London, UK -- A recent report has revealed that, since its introduction in April 2010, the United Kingdom's renewable energy feed-in tariff has enjoyed record levels of success.
The latest official figures published by UK energy regulator Ofgem (PDF) show that an impressive 15,468 installations have registered to take part during the first six months.
The scheme, designed to promote the uptake of small-scale renewable electricity generation, has already paid out more than £2.5 million (around US $4 million) to applicants – with the subsidies proving particularly popular in the solar PV sector, which has accounted for the lion’s share (around 60%) of participants to date.
Solar has proved increasingly popular for several reasons. Firstly, prices for the technology have decreased, making it much more attractive for consumers. In addition, solar panels are now much more widely available across the country, meaning that people can buy them at their local DIY store and either hire a contractor or self-install, although it is important to remember that, in order to be eligible for the FiT, they must be installed by a company accredited under the Microgeneration Certification Scheme (MCS).

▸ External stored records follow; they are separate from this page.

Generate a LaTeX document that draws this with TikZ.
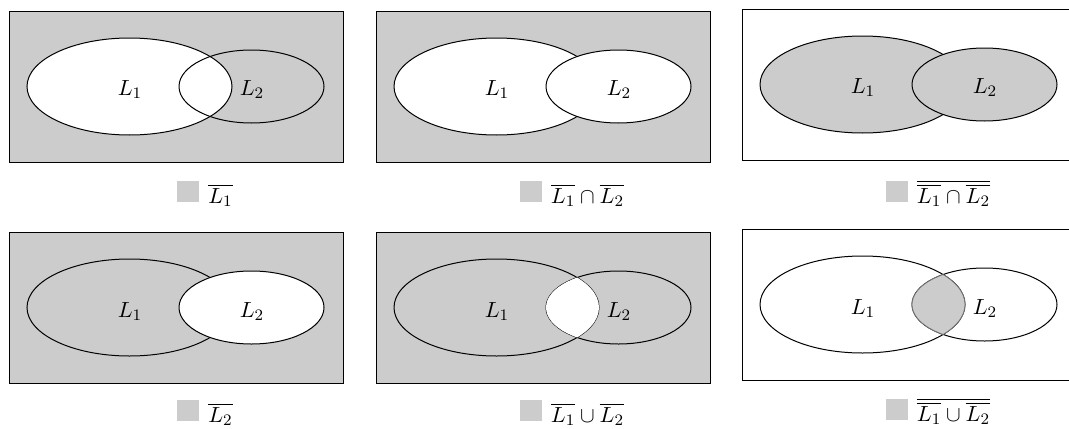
\documentclass[tikz,border=0pt]{standalone}
\definecolor{lg}{HTML}{CCCCCC}
\tikzset{
  frame/.style={draw=black, line width=0.5pt},
  setline/.style={draw=black, line width=0.5pt},
  lbl/.style={anchor=base, inner sep=0pt, font=\fontsize{10.95}{13}\selectfont},
  leg/.style={anchor=base, inner sep=0pt, font=\fontsize{10.95}{13}\selectfont},
  lensline/.style={draw=black!55, line width=0.4pt},
}
\newcommand{\legsq}{\textcolor{lg}{\rule[0.6pt]{11pt}{10.5pt}}\hspace{4.5pt}}
\begin{document}
\begin{tikzpicture}[x=0.5pt,y=-0.5pt]
\useasboundingbox (0,0) rectangle (1069,428);
\clip (0,0) rectangle (1069,428);
% ---------- Panel 1: complement of L1
\begin{scope}[shift={(9,11)}]
  \fill[lg] (0,0) rectangle (334,151);
  \fill[white] (120.5,75.5) ellipse [x radius=102.5, y radius=48.5];
  \draw[setline] (120.5,75.5) ellipse [x radius=102.5, y radius=48.5];
  \draw[setline] (242.5,75.5) ellipse [x radius=72.5, y radius=36.5];
  \draw[frame] (0,0) rectangle (334,151);
  \node[lbl] (p1a) at (121,84.5) {$L_1$};
  \node[lbl] (p1b) at (243,84.5) {$L_2$};
  \node[leg] (p1c) at (196,192) {\legsq$\overline{L_1}$};
\end{scope}
% ---------- Panel 2
\begin{scope}[shift={(376,11)}]
  \fill[lg] (0,0) rectangle (334,151);
  \draw[setline, fill=white] (120.5,75.5) ellipse [x radius=102.5, y radius=48.5];
  \draw[setline, fill=white] (242.5,75.5) ellipse [x radius=72.5, y radius=36.5];
  \draw[frame] (0,0) rectangle (334,151);
  \node[lbl] (p2a) at (121,84.5) {$L_1$};
  \node[lbl] (p2b) at (243,84.5) {$L_2$};
  \node[leg] (p2c) at (196,192) {\legsq$\overline{L_1}\cap\overline{L_2}$};
\end{scope}
% ---------- Panel 3
\begin{scope}[shift={(742,9)}]
  \draw[frame, fill=white] (0,0) rectangle (334,151);
  \draw[setline, fill=lg] (120.5,75.5) ellipse [x radius=102.5, y radius=48.5];
  \draw[setline, fill=lg] (242.5,75.5) ellipse [x radius=72.5, y radius=36.5];
  \node[lbl] (p3a) at (121,84.5) {$L_1$};
  \node[lbl] (p3b) at (243,84.5) {$L_2$};
  \node[leg] (p3c) at (196,194) {\legsq$\overline{\overline{L_1}\cap\overline{L_2}}$};
\end{scope}
% ---------- Panel 4
\begin{scope}[shift={(9,232)}]
  \fill[lg] (0,0) rectangle (334,151);
  \draw[setline] (120.5,75.5) ellipse [x radius=102.5, y radius=48.5];
  \draw[setline, fill=white] (242.5,75.5) ellipse [x radius=72.5, y radius=36.5];
  \draw[frame] (0,0) rectangle (334,151);
  \node[lbl] (p4a) at (121,85) {$L_1$};
  \node[lbl] (p4b) at (243,85) {$L_2$};
  \node[leg] (p4c) at (196,190) {\legsq$\overline{L_2}$};
\end{scope}
% ---------- Panel 5
\begin{scope}[shift={(376,232)}]
  \fill[lg] (0,0) rectangle (334,151);
  \draw[setline] (120.5,75.5) ellipse [x radius=102.5, y radius=48.5];
  \draw[setline] (242.5,75.5) ellipse [x radius=72.5, y radius=36.5];
  \begin{scope}
    \clip (120.5,75.5) ellipse [x radius=102.5, y radius=48.5];
    \fill[white] (242.5,75.5) ellipse [x radius=72.5, y radius=36.5];
  \end{scope}
  \draw[frame] (0,0) rectangle (334,151);
  \node[lbl] (p5a) at (121,85) {$L_1$};
  \node[lbl] (p5b) at (243,85) {$L_2$};
  \node[leg] (p5c) at (196,190) {\legsq$\overline{L_1}\cup\overline{L_2}$};
\end{scope}
% ---------- Panel 6
\begin{scope}[shift={(742,229)}]
  \draw[frame, fill=white] (0,0) rectangle (334,151);
  \draw[setline] (120.5,75.5) ellipse [x radius=102.5, y radius=48.5];
  \draw[setline] (242.5,75.5) ellipse [x radius=72.5, y radius=36.5];
  \begin{scope}
    \clip (120.5,75.5) ellipse [x radius=102.5, y radius=48.5];
    \fill[lg] (242.5,75.5) ellipse [x radius=72.5, y radius=36.5];
    \draw[lensline] (242.5,75.5) ellipse [x radius=72.5, y radius=36.5];
  \end{scope}
  \begin{scope}
    \clip (242.5,75.5) ellipse [x radius=72.5, y radius=36.5];
    \draw[lensline] (120.5,75.5) ellipse [x radius=102.5, y radius=48.5];
  \end{scope}
  \node[lbl] (p6a) at (121,85) {$L_1$};
  \node[lbl] (p6b) at (243,85) {$L_2$};
  \node[leg] (p6c) at (196,192) {\legsq$\overline{\overline{L_1}\cup\overline{L_2}}$};
\end{scope}
\end{tikzpicture}
\end{document}
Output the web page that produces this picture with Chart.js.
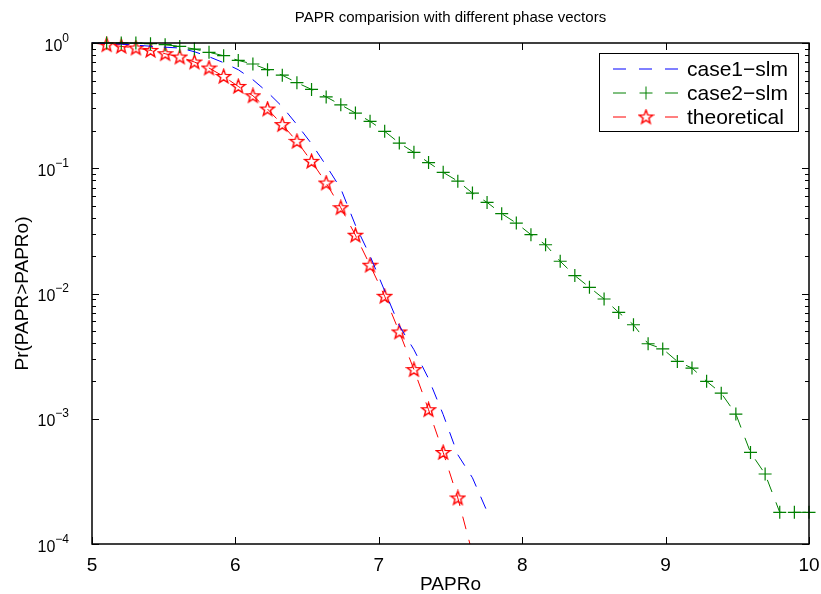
<!DOCTYPE html>
<html>
<head>
<meta charset="utf-8">
<script src="https://cdn.jsdelivr.net/npm/chart.js@4.4.1/dist/chart.umd.min.js"></script>
<style>
  html, body { margin: 0; padding: 0; background: #fff; }
  #wrap { width: 821px; height: 594px; }
</style>
</head>
<body>
<div id="wrap"><canvas id="chart" width="821" height="594"></canvas></div>
<script>
// ---- data ----
const papro = [
  5.000, 5.102, 5.204, 5.306, 5.408, 5.510, 5.612, 5.714, 5.816, 5.918,
  6.020, 6.122, 6.224, 6.327, 6.429, 6.531, 6.633, 6.735, 6.837, 6.939,
  7.041, 7.143, 7.245, 7.347, 7.449, 7.551, 7.653, 7.755, 7.857, 7.959,
  8.061, 8.163, 8.265, 8.367, 8.469, 8.571, 8.673, 8.776, 8.878, 8.980,
  9.082, 9.184, 9.286, 9.388, 9.490, 9.592, 9.694, 9.796, 9.898, 10.000
];

const case1Slm = [
  1.0, 0.99, 0.98, 0.96, 0.943, 0.926, 0.912, 0.852, 0.777, 0.696,
  0.612, 0.509, 0.405, 0.310, 0.223, 0.157, 0.105, 0.0687, 0.0351, 0.020,
  0.0105, 0.00553, 0.00356, 0.00209, 0.00108, 0.000516, 0.000338, 0.000182
];

const case2Slm = [
  1.0, 1.0, 1.0, 0.999, 0.987, 0.969, 0.939, 0.895, 0.842, 0.792,
  0.726, 0.680, 0.612, 0.553, 0.482, 0.426, 0.371, 0.321, 0.276, 0.237,
  0.197, 0.159, 0.134, 0.111, 0.0927, 0.0789, 0.0634, 0.0534, 0.0434, 0.0365,
  0.0295, 0.0245, 0.0181, 0.0139, 0.0112, 0.00904, 0.00706, 0.00563, 0.00397, 0.00361,
  0.00287, 0.00254, 0.00199, 0.0016, 0.00109, 0.000538, 0.000362, 0.000179, 0.000179, 0.000179
];

const theoretical = [
  1.0, 0.969, 0.94, 0.912, 0.873, 0.821, 0.773, 0.705, 0.631, 0.541,
  0.450, 0.379, 0.297, 0.223, 0.164, 0.1135, 0.0762, 0.0484, 0.0292, 0.01682,
  0.0095, 0.00493, 0.00247, 0.00118, 0.000538, 0.000233, 0.000084
];

const xTicks = [5, 6, 7, 8, 9, 10];
const yTickExponents = [0, -1, -2, -3, -4];
const seriesLabels = ['case1\u2212slm', 'case2\u2212slm', 'theoretical'];
const chartTitle = 'PAPR comparision with different phase vectors';
const xTitle = 'PAPRo';
const yTitle = 'Pr(PAPR>PAPRo)';

const FONT = '"Liberation Sans", Arial, Helvetica, sans-serif';
const BLUE = '#0000ff', GREEN = '#008000', RED = '#ff0000';

function toPoints(values) {
  return values.map((v, i) => ({ x: papro[i], y: v }));
}

// pentagram marker, like matlab 'p'
function makeStar(color) {
  const c = document.createElement('canvas');
  c.width = 17; c.height = 17;
  const g = c.getContext('2d');
  const cx = 8.5, cy = 8.8, R = 7.2, r = 3.0;
  g.beginPath();
  for (let k = 0; k < 10; k++) {
    const rad = k % 2 === 0 ? R : r;
    const a = -Math.PI / 2 + k * Math.PI / 5;
    const px = cx + rad * Math.cos(a), py = cy + rad * Math.sin(a);
    if (k === 0) g.moveTo(px, py); else g.lineTo(px, py);
  }
  g.closePath();
  g.strokeStyle = color;
  g.lineWidth = 1.4;
  g.stroke();
  return c;
}
const starImg = makeStar(RED);

// box, inward ticks, y labels with exponents, title and legend
const matlabAxes = {
  id: 'matlabAxes',
  afterDatasetsDraw(chart) {
    const ctx = chart.ctx;
    const { left, right, top, bottom } = chart.chartArea;
    const xs = chart.scales.x, ys = chart.scales.y;
    ctx.save();
    ctx.strokeStyle = '#000';
    ctx.lineWidth = 1.5;
    ctx.strokeRect(left, top, right - left, bottom - top);

    ctx.lineWidth = 1;
    ctx.beginPath();
    xTicks.forEach(v => {
      const px = Math.round(xs.getPixelForValue(v)) + 0.5;
      ctx.moveTo(px, bottom); ctx.lineTo(px, bottom - 7);
      ctx.moveTo(px, top); ctx.lineTo(px, top + 7);
    });
    yTickExponents.forEach(e => {
      for (let m = 1; m < 10; m++) {
        if ((e === -4 || e === 0) && m > 1) continue;
        const val = m * Math.pow(10, e);
        const py = Math.round(ys.getPixelForValue(val)) + 0.5;
        const len = m === 1 ? 7 : 4;
        ctx.moveTo(left, py); ctx.lineTo(left + len, py);
        ctx.moveTo(right, py); ctx.lineTo(right - len, py);
      }
    });
    ctx.stroke();

    // y tick labels 10^e
    ctx.fillStyle = '#000';
    ctx.textBaseline = 'alphabetic';
    yTickExponents.forEach(e => {
      const py = ys.getPixelForValue(Math.pow(10, e));
      const expText = e < 0 ? '\u2212' + (-e) : String(e);
      ctx.font = '12px ' + FONT;
      const expW = ctx.measureText(expText).width;
      const xr = 69;
      ctx.textAlign = 'left';
      ctx.fillText(expText, xr - expW, py - 1.5);
      ctx.font = '16px ' + FONT;
      ctx.textAlign = 'right';
      ctx.fillText('10', xr - expW, py + 7.5);
    });

    // title
    ctx.font = '15px ' + FONT;
    ctx.textAlign = 'center';
    ctx.textBaseline = 'middle';
    ctx.fillText(chartTitle, (left + right) / 2, 18);

    // legend
    const lx = 599.5, ly = 53.5, lw = 199, lh = 78;
    ctx.fillStyle = '#fff';
    ctx.fillRect(lx, ly, lw, lh);
    ctx.strokeStyle = '#000';
    ctx.lineWidth = 1;
    ctx.strokeRect(lx, ly, lw, lh);
    const rows = [69, 93, 117];
    const colors = [BLUE, GREEN, RED];
    chart.data.datasets.forEach((ds, i) => {
      const y = rows[i];
      ctx.strokeStyle = colors[i];
      ctx.lineWidth = 1;
      ctx.beginPath();
      ctx.moveTo(613, y); ctx.lineTo(626, y);
      ctx.moveTo(665, y); ctx.lineTo(678, y);
      if (i === 0) { ctx.moveTo(639, y); ctx.lineTo(652, y); }
      ctx.stroke();
      if (i === 1) {
        ctx.beginPath();
        ctx.moveTo(639.5, y); ctx.lineTo(652.5, y);
        ctx.moveTo(646, y - 6.5); ctx.lineTo(646, y + 6.5);
        ctx.stroke();
      } else if (i === 2) {
        ctx.drawImage(starImg, 646 - starImg.width / 2, y - starImg.height / 2);
      }
      ctx.fillStyle = '#000';
      ctx.font = '21px ' + FONT;
      ctx.textAlign = 'left';
      ctx.textBaseline = 'middle';
      ctx.fillText(ds.label, 687, y + 1);
    });
    ctx.restore();
  }
};

const hideFirst = (r) => (ctx) => (ctx.dataIndex === 0 ? 0 : r);

new Chart(document.getElementById('chart'), {
  type: 'line',
  data: {
    datasets: [
      {
        label: seriesLabels[0],
        data: toPoints(case1Slm),
        borderColor: BLUE,
        borderWidth: 1,
        borderDash: [13, 11],
        pointRadius: 0,
        tension: 0,
        clip: false
      },
      {
        label: seriesLabels[1],
        data: toPoints(case2Slm),
        borderColor: GREEN,
        borderWidth: 1,
        borderDash: [13, 11],
        pointStyle: 'cross',
        pointRadius: hideFirst(6.5),
        pointBorderColor: GREEN,
        pointBorderWidth: 1.2,
        tension: 0,
        clip: false
      },
      {
        label: seriesLabels[2],
        data: toPoints(theoretical),
        borderColor: RED,
        borderWidth: 1,
        borderDash: [13, 11],
        pointStyle: starImg,
        pointRadius: hideFirst(7),
        tension: 0,
        clip: { left: 10, top: 10, right: 10, bottom: 0 }
      }
    ]
  },
  options: {
    responsive: false,
    animation: false,
    events: [],
    layout: { padding: { top: 43, right: 12, bottom: 0, left: 0 } },
    plugins: {
      legend: { display: false },
      title: { display: false },
      tooltip: { enabled: false }
    },
    scales: {
      x: {
        type: 'linear',
        min: 5,
        max: 10,
        afterBuildTicks: (s) => { s.ticks = xTicks.map(v => ({ value: v })); },
        afterFit: (s) => { s.height = 50; s.paddingRight = 12; s.paddingLeft = 0; },
        ticks: {
          font: { family: FONT, size: 19 },
          color: '#000',
          padding: 10,
          maxRotation: 0,
          autoSkip: false
        },
        grid: { display: false, drawTicks: false },
        border: { display: false },
        title: {
          display: true,
          text: xTitle,
          color: '#000',
          font: { family: FONT, size: 19, lineHeight: 1 },
          padding: 0
        }
      },
      y: {
        type: 'logarithmic',
        min: 1e-4,
        max: 1,
        afterFit: (s) => { s.width = 92; },
        ticks: { display: false },
        grid: { display: false, drawTicks: false },
        border: { display: false },
        title: {
          display: true,
          text: yTitle,
          color: '#000',
          font: { family: FONT, size: 19, lineHeight: 1 },
          padding: { top: 13, bottom: 0 }
        }
      }
    }
  },
  plugins: [matlabAxes]
});
</script>
</body>
</html>
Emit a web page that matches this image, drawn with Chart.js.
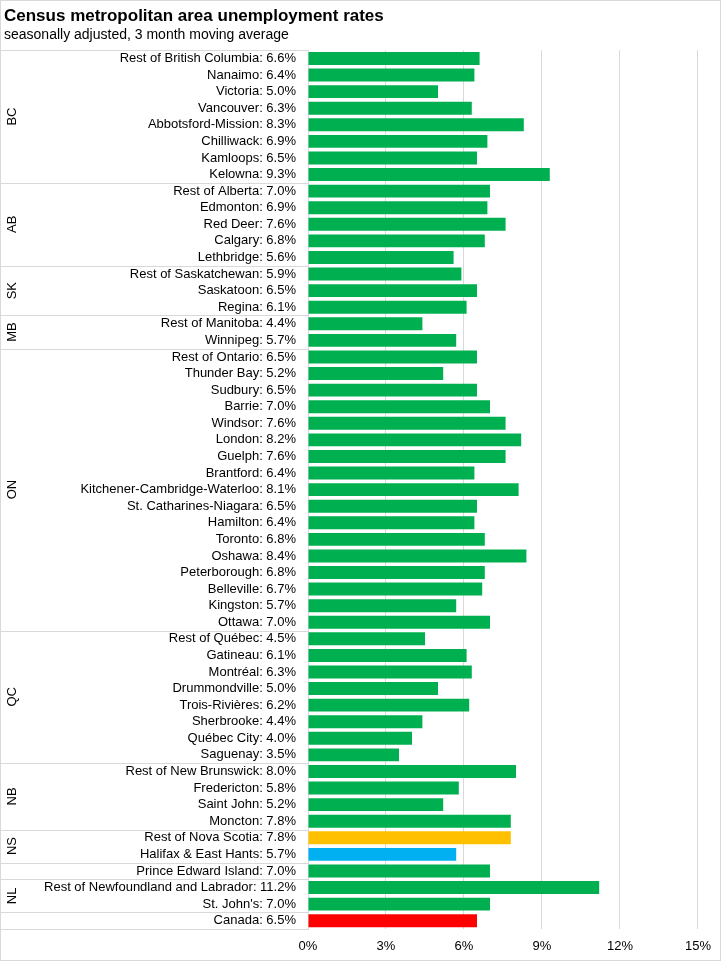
<!DOCTYPE html>
<html>
<head>
<meta charset="utf-8">
<script src="https://cdn.jsdelivr.net/npm/chart.js@4.4.1/dist/chart.umd.min.js"></script>
<style>
  html, body { margin: 0; padding: 0; background: #fff; }
</style>
</head>
<body>
<canvas id="chart" width="721" height="961"></canvas>
<script>
// places in draw order (top to bottom)
const places = [
  'Rest of British Columbia', 'Nanaimo', 'Victoria', 'Vancouver', 'Abbotsford-Mission', 'Chilliwack', 'Kamloops', 'Kelowna',
  'Rest of Alberta', 'Edmonton', 'Red Deer', 'Calgary', 'Lethbridge',
  'Rest of Saskatchewan', 'Saskatoon', 'Regina',
  'Rest of Manitoba', 'Winnipeg',
  'Rest of Ontario', 'Thunder Bay', 'Sudbury', 'Barrie', 'Windsor', 'London', 'Guelph', 'Brantford',
  'Kitchener-Cambridge-Waterloo', 'St. Catharines-Niagara', 'Hamilton', 'Toronto', 'Oshawa', 'Peterborough',
  'Belleville', 'Kingston', 'Ottawa',
  'Rest of Québec', 'Gatineau', 'Montréal', 'Drummondville', 'Trois-Rivières', 'Sherbrooke', 'Québec City', 'Saguenay',
  'Rest of New Brunswick', 'Fredericton', 'Saint John', 'Moncton',
  'Rest of Nova Scotia', 'Halifax & East Hants',
  'Prince Edward Island',
  'Rest of Newfoundland and Labrador', "St. John's",
  'Canada'
];
const rates = [
  6.6, 6.4, 5.0, 6.3, 8.3, 6.9, 6.5, 9.3,
  7.0, 6.9, 7.6, 6.8, 5.6,
  5.9, 6.5, 6.1,
  4.4, 5.7,
  6.5, 5.2, 6.5, 7.0, 7.6, 8.2, 7.6, 6.4, 8.1, 6.5, 6.4, 6.8, 8.4, 6.8, 6.7, 5.7, 7.0,
  4.5, 6.1, 6.3, 5.0, 6.2, 4.4, 4.0, 3.5,
  8.0, 5.8, 5.2, 7.8,
  7.8, 5.7,
  7.0,
  11.2, 7.0,
  6.5
];
// province groups: label and number of rows
const groupNames = ['BC', 'AB', 'SK', 'MB', 'ON', 'QC', 'NB', 'NS', '', 'NL', ''];
const groupSizes = [8, 5, 3, 2, 17, 8, 4, 2, 1, 2, 1];
const xTicks = [0, 3, 6, 9, 12, 15];

const labels = places.map((p, i) => p + ': ' + rates[i].toFixed(1) + '%');
const barColors = places.map(p => {
  if (p === 'Canada') return '#ff0000';
  if (p === 'Rest of Nova Scotia') return '#ffc000';
  if (p === 'Halifax & East Hants') return '#00b0f0';
  return '#00b050';
});

const FONT = 'Liberation Sans';
const PADL = 4;
const LEFT = 308;

const groupPlugin = {
  id: 'groups',
  beforeDraw(chart) {
    const ctx = chart.ctx;
    ctx.save();
    ctx.fillStyle = '#fff';
    ctx.fillRect(0, 0, chart.width, chart.height);
    ctx.strokeStyle = '#d9d9d9';
    ctx.strokeRect(0.5, 0.5, chart.width - 1, chart.height - 1);
    ctx.restore();
  },
  afterDraw(chart) {
    const { ctx, chartArea, scales } = chart;
    const y = scales.y;
    const half = (y.getPixelForValue(1) - y.getPixelForValue(0)) / 2;
    ctx.save();
    ctx.strokeStyle = '#d9d9d9';
    ctx.lineWidth = 1;
    ctx.fillStyle = '#000';
    ctx.font = '13px "' + FONT + '"';
    ctx.textAlign = 'center';
    ctx.textBaseline = 'middle';
    let start = 0;
    const line = yy => {
      ctx.beginPath();
      ctx.moveTo(0, Math.round(yy) + 0.5);
      ctx.lineTo(chartArea.left, Math.round(yy) + 0.5);
      ctx.stroke();
    };
    line(y.getPixelForValue(0) - half);
    groupSizes.forEach((n, g) => {
      const top = y.getPixelForValue(start) - half;
      const bottom = y.getPixelForValue(start + n - 1) + half;
      line(bottom);
      if (groupNames[g]) {
        ctx.save();
        ctx.translate(12, (top + bottom) / 2);
        ctx.rotate(-Math.PI / 2);
        ctx.fillText(groupNames[g], 0, 0);
        ctx.restore();
      }
      start += n;
    });
    ctx.restore();
  }
};

new Chart(document.getElementById('chart'), {
  type: 'bar',
  data: {
    labels: labels,
    datasets: [{
      data: rates,
      backgroundColor: barColors,
      barPercentage: 0.78,
      categoryPercentage: 1
    }]
  },
  options: {
    indexAxis: 'y',
    responsive: false,
    animation: false,
    devicePixelRatio: 1,
    layout: { padding: { top: 0, right: 22, bottom: 0, left: PADL } },
    plugins: {
      legend: { display: false },
      tooltip: { enabled: false },
      title: {
        display: true,
        text: 'Census metropolitan area unemployment rates',
        align: 'start',
        color: '#000',
        font: { family: FONT, size: 17, weight: 'bold' },
        padding: { top: 6, bottom: 0 }
      },
      subtitle: {
        display: true,
        text: 'seasonally adjusted, 3 month moving average',
        align: 'start',
        color: '#000',
        font: { family: FONT, size: 14 },
        padding: { top: 0, bottom: 7 }
      }
    },
    scales: {
      x: {
        min: 0,
        max: 15,
        afterBuildTicks: s => { s.ticks = xTicks.map(v => ({ value: v })); },
        afterFit: s => { s.height = 32; },
        ticks: {
          callback: v => v + '%',
          color: '#000',
          padding: 10,
          font: { family: FONT, size: 13 }
        },
        grid: { color: '#d9d9d9', drawTicks: false },
        border: { display: false }
      },
      y: {
        afterFit: s => { s.width = LEFT - PADL; },
        ticks: {
          color: '#000',
          padding: 12,
          autoSkip: false,
          font: { family: FONT, size: 13 }
        },
        grid: { display: false, drawTicks: false },
        border: { display: true, color: '#d9d9d9' }
      }
    }
  },
  plugins: [groupPlugin]
});
</script>
</body>
</html>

“Solar PV has become like any other household energy investment, like energy-efficient windows or insulation,” says David R. Jones, editor of Platts Renewable Energy Report.
“What makes it especially attractive now is that, with the guaranteed rate of return [offered] by the FiT, you can sit down with a calculator and figure out roughly when the investment will pay for itself,” he adds.
However, amid a climate of global financial austerity, similar FiT schemes are being gradually reduced across Europe. In this light, it is perhaps likely that the UK will follow other countries, notably Germany and Spain, in scaling-back subsidies.
Many in the industry predict that FiTs will eventually be phased out as the various types of renewable energy approach grid parity – the price retail consumers pay for conventional energy – meaning that subsidies will no longer be necessary.
“Large-scale power plants, like offshore wind farms, and early-stage technologies, such as marine energy, will probably need some form of subsidy for some time to be viable,” says Jones.
“The key in phasing out FiTs – along with subsidies for conventional energy, which the International Energy Agency estimates far exceed renewables subsidies worldwide – is a gradual reduction in subsidies, to avoid any sudden shocks that would send investors fleeing, and to avoid retroactive cuts,” he adds.